You maybe read the story about the Scottish nurse who came back to the UK after nursing Ebola patients in Sierra Leone?
Because she had travelled from West Africa she was “screened” at Heathrow – they checked her temperature. It was normal. She told them she felt fevered and unwell but they said her temperature was normal. She returned to the screening area an hour later because she was concerned that she was unwell and had her temperature checked “by officials” (did they have any medical training?) a further six times, but each time the thermometer said she didn’t have a fever so they sent her on her way to Scotland. She’s now (at time of writing) being treated in hospital for Ebola.
What amazes me, yet sadly doesn’t really surprise me, about this story is – imagine this – a nurse comes to see you, tells you she has just returned from West Africa where she has been nursing patients with Ebola and now she feels unwell. What would you do? Right. You’d listen to her story, hear what she was experiencing (feeling unwell), and hear what she’d been doing recently (travelling in West Africa and treating patients with infections in a hospital). Would you be happy to rely on the reading from a single piece of equipment (a thermometer) to determine what you should do next?
Nope, I wouldn’t.
Who would?
Only someone who had designed a “process” (probably described in a manual somewhere) which said check the temperature.
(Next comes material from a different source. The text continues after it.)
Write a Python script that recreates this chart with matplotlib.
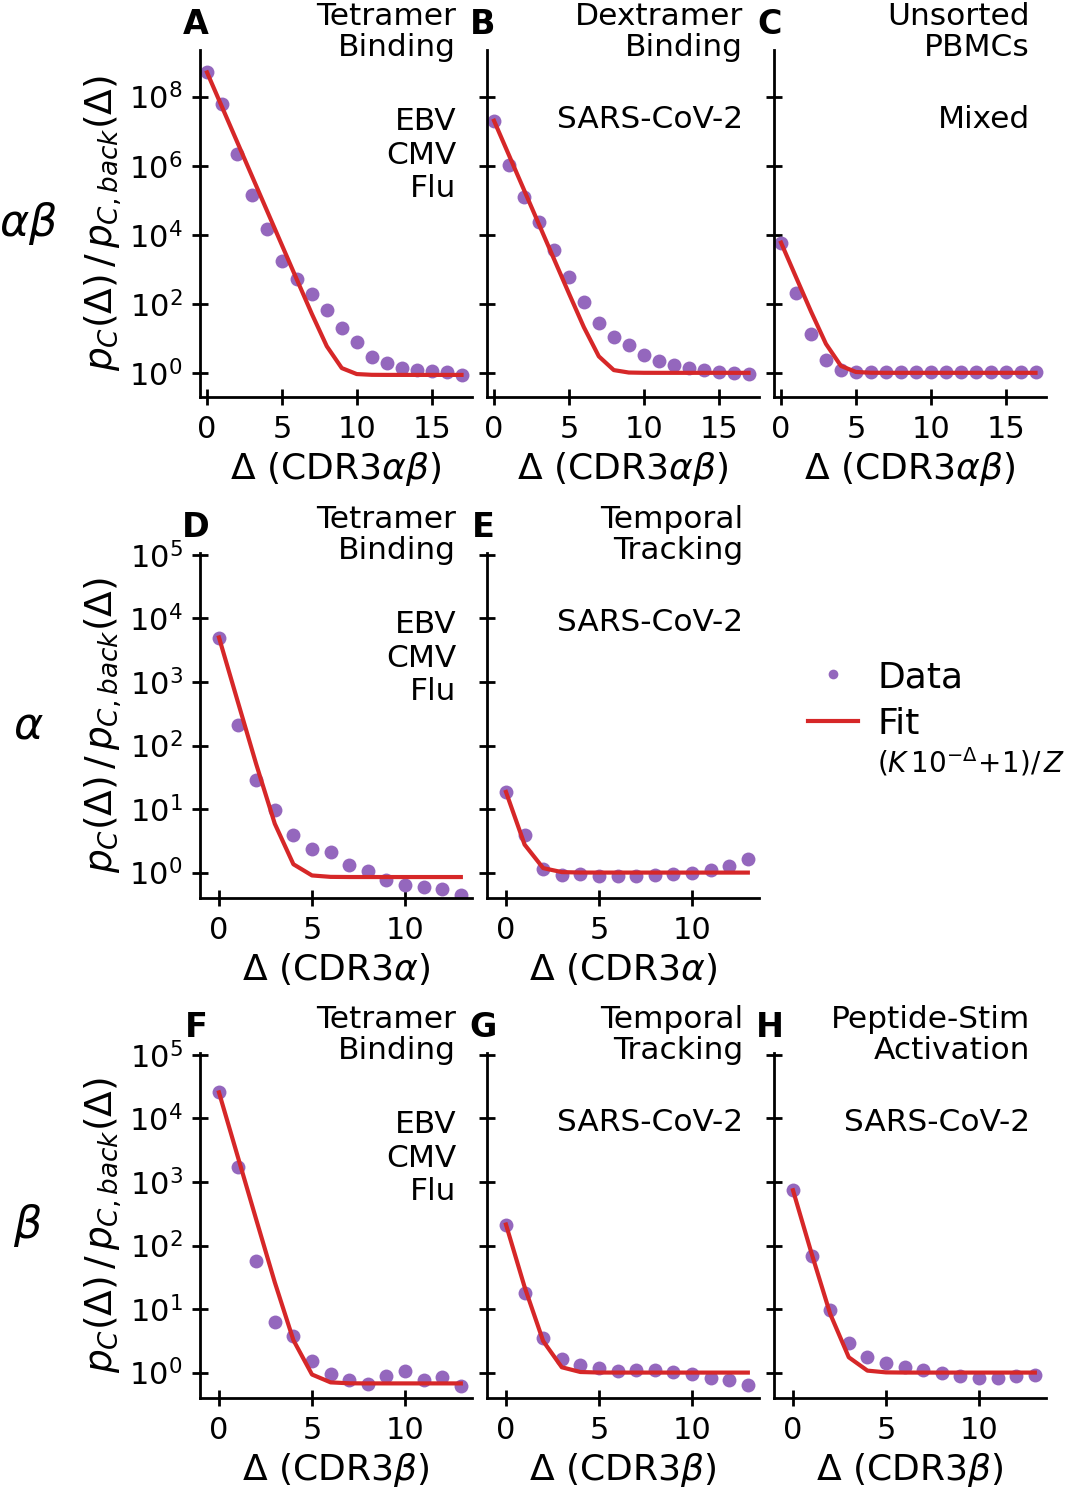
import numpy as np
import matplotlib.pyplot as plt
from matplotlib.ticker import NullLocator

# Δ values (x axis)
delta_ab = list(range(18))
delta_a = list(range(14))
delta_b = list(range(14))

# log10 of p_C(Δ)/p_C,back(Δ)
A_log = [8.70, 7.80, 6.35, 5.16, 4.17, 3.25, 2.72, 2.29, 1.83, 1.30, 0.89, 0.47, 0.29, 0.14, 0.09, 0.06, 0.01, -0.06]
B_log = [7.30, 6.02, 5.10, 4.36, 3.56, 2.77, 2.06, 1.43, 1.03, 0.80, 0.53, 0.34, 0.22, 0.15, 0.08, 0.03, 0.00, -0.04]
C_log = [3.77, 2.32, 1.12, 0.37, 0.08, 0.03, 0.02, 0.02, 0.01, 0.01, 0.01, 0.01, 0.01, 0.01, 0.01, 0.01, 0.01, 0.01]
D_log = [3.70, 2.33, 1.46, 0.99, 0.59, 0.37, 0.33, 0.12, 0.03, -0.12, -0.20, -0.22, -0.26, -0.35]
E_log = [1.27, 0.59, 0.06, -0.04, -0.02, -0.05, -0.05, -0.05, -0.04, -0.03, -0.01, 0.04, 0.10, 0.22]
F_log = [4.41, 3.23, 1.76, 0.79, 0.57, 0.19, -0.02, -0.12, -0.18, -0.06, 0.03, -0.12, -0.07, -0.21]
G_log = [2.33, 1.25, 0.54, 0.22, 0.12, 0.07, 0.03, 0.04, 0.04, 0.01, -0.03, -0.08, -0.12, -0.20]
H_log = [2.87, 1.83, 0.98, 0.47, 0.25, 0.15, 0.09, 0.04, -0.01, -0.05, -0.08, -0.08, -0.06, -0.04]

# fit parameters for (K 10^-Δ + 1) / Z
fit_K = {'A': 5.76e8, 'B': 2.0e7, 'C': 5.9e3, 'D': 5.9e3, 'E': 17.6, 'F': 3.8e4, 'G': 213, 'H': 740}
fit_Z = {'A': 1.148, 'B': 1.0, 'C': 1.0, 'D': 1.175, 'E': 1.0, 'F': 1.48, 'G': 1.0, 'H': 1.0}

panels = [
    ('A', 0, 0, delta_ab, A_log, 'Tetramer\nBinding', 'EBV\nCMV\nFlu', r'$\Delta$ (CDR3$\alpha\beta$)'),
    ('B', 0, 1, delta_ab, B_log, 'Dextramer\nBinding', 'SARS-CoV-2', r'$\Delta$ (CDR3$\alpha\beta$)'),
    ('C', 0, 2, delta_ab, C_log, 'Unsorted\nPBMCs', 'Mixed', r'$\Delta$ (CDR3$\alpha\beta$)'),
    ('D', 1, 0, delta_a, D_log, 'Tetramer\nBinding', 'EBV\nCMV\nFlu', r'$\Delta$ (CDR3$\alpha$)'),
    ('E', 1, 1, delta_a, E_log, 'Temporal\nTracking', 'SARS-CoV-2', r'$\Delta$ (CDR3$\alpha$)'),
    ('F', 2, 0, delta_b, F_log, 'Tetramer\nBinding', 'EBV\nCMV\nFlu', r'$\Delta$ (CDR3$\beta$)'),
    ('G', 2, 1, delta_b, G_log, 'Temporal\nTracking', 'SARS-CoV-2', r'$\Delta$ (CDR3$\beta$)'),
    ('H', 2, 2, delta_b, H_log, 'Peptide-Stim\nActivation', 'SARS-CoV-2', r'$\Delta$ (CDR3$\beta$)'),
]
row_names = [r'$\alpha\beta$', r'$\alpha$', r'$\beta$']

W, H = 1067, 1489
fig = plt.figure(figsize=(W / 100, H / 100), dpi=100)

col_x = [200, 487, 774]
ax_w = 272
row_y = [(50, 397), (553, 898), (1053, 1398)]

purple = '#9467bd'
red = '#d62728'

for key, r, c, x, ylog, top_txt, mid_txt, xlab in panels:
    y0, y1 = row_y[r]
    x0 = col_x[c]
    ax = fig.add_axes([x0 / W, 1 - y1 / H, ax_w / W, (y1 - y0) / H])
    xs = np.array(x)
    ax.plot(xs, 10 ** np.array(ylog), 'o', color=purple, ms=10, mec='none', zorder=2, label='Data')
    fit = (fit_K[key] * 10.0 ** (-xs) + 1) / fit_Z[key]
    ax.plot(xs, fit, '-', color=red, lw=3, zorder=3, label='Fit')
    ax.set_yscale('log')
    if r == 0:
        ax.set_xlim(-0.47, 17.7)
        ax.set_ylim(10 ** -0.7, 10 ** 9.35)
        ax.set_xticks([0, 5, 10, 15])
        ax.set_yticks([1e0, 1e2, 1e4, 1e6, 1e8])
    else:
        ax.set_xlim(-1.02, 13.6)
        ax.set_ylim(10 ** -0.4, 10 ** 5.03)
        ax.set_xticks([0, 5, 10])
        ax.set_yticks([1e0, 1e1, 1e2, 1e3, 1e4, 1e5])
    ax.yaxis.set_minor_locator(NullLocator())
    for s in ['top', 'right']:
        ax.spines[s].set_visible(False)
    for s in ['left', 'bottom']:
        ax.spines[s].set_linewidth(2)
    ax.tick_params(direction='inout', length=11, width=2, labelsize=22)
    ax.tick_params(axis='y', pad=7)
    ax.tick_params(axis='x', pad=7.5)
    if c != 0:
        ax.tick_params(axis='y', labelleft=False)
    else:
        ax.set_ylabel(r'$p_C(\Delta)\,/\,p_{C,back}(\Delta)$', fontsize=27)
        ax.yaxis.set_label_coords(-0.28, 0.5)
    ax.set_xlabel(xlab, fontsize=26, labelpad=4)

    ax.annotate(key, xy=(0, 1), xycoords='axes fraction', xytext=(-4, 16),
                textcoords='offset pixels', ha='center', va='baseline',
                fontsize=24, fontweight='bold')
    # va='baseline' lines up the last line of the block
    ax.annotate(top_txt, xy=(1, 1), xycoords='axes fraction', xytext=(-16, -6),
                textcoords='offset pixels', ha='right', va='baseline',
                fontsize=22.5, linespacing=1.09)
    n_lines = mid_txt.count('\n') + 1
    ax.annotate(mid_txt, xy=(1, 1), xycoords='axes fraction',
                xytext=(-16, -78 - 34.5 * (n_lines - 1)),
                textcoords='offset pixels', ha='right', va='baseline',
                fontsize=22.5, linespacing=1.19)
    if key == 'A':
        handles, labels = ax.get_legend_handles_labels()

for r, name in enumerate(row_names):
    yc = (row_y[r][0] + row_y[r][1]) / 2
    fig.text(28 / W, 1 - yc / H, name, fontsize=32, ha='center', va='center')

fig.legend(handles, labels, loc='upper left', bbox_to_anchor=(808 / W, 1 - 660 / H),
           frameon=False, fontsize=26, handlelength=1.39, handletextpad=0.53,
           labelspacing=0.36, borderpad=0, borderaxespad=0, markerscale=0.7)
fig.text(877 / W, 1 - 762 / H, r'$(K\,10^{-\Delta}\!+\!1)/\,Z$', fontsize=20,
         ha='left', va='center')

fig.savefig('out.png', dpi=100)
A process that basically says something like if the temperature is normal, OK, say “on you go”. If not normal, do something (I don’t know exactly what the officials are told to do if the thermometer tells them there is a problem….we didn’t get that far in this case)
I was once told by a young doctor they were taught “Don’t listen to the patient, they lie all the time. Only the results tell the truth”
You know what? That wasn’t good teaching then, and it isn’t now.
When it comes to the practice of Medicine, you ignore the patient’s story at your peril.
And the same rule applies when designing a health care system.
Health and illness are experiences people have, not readings on equipment.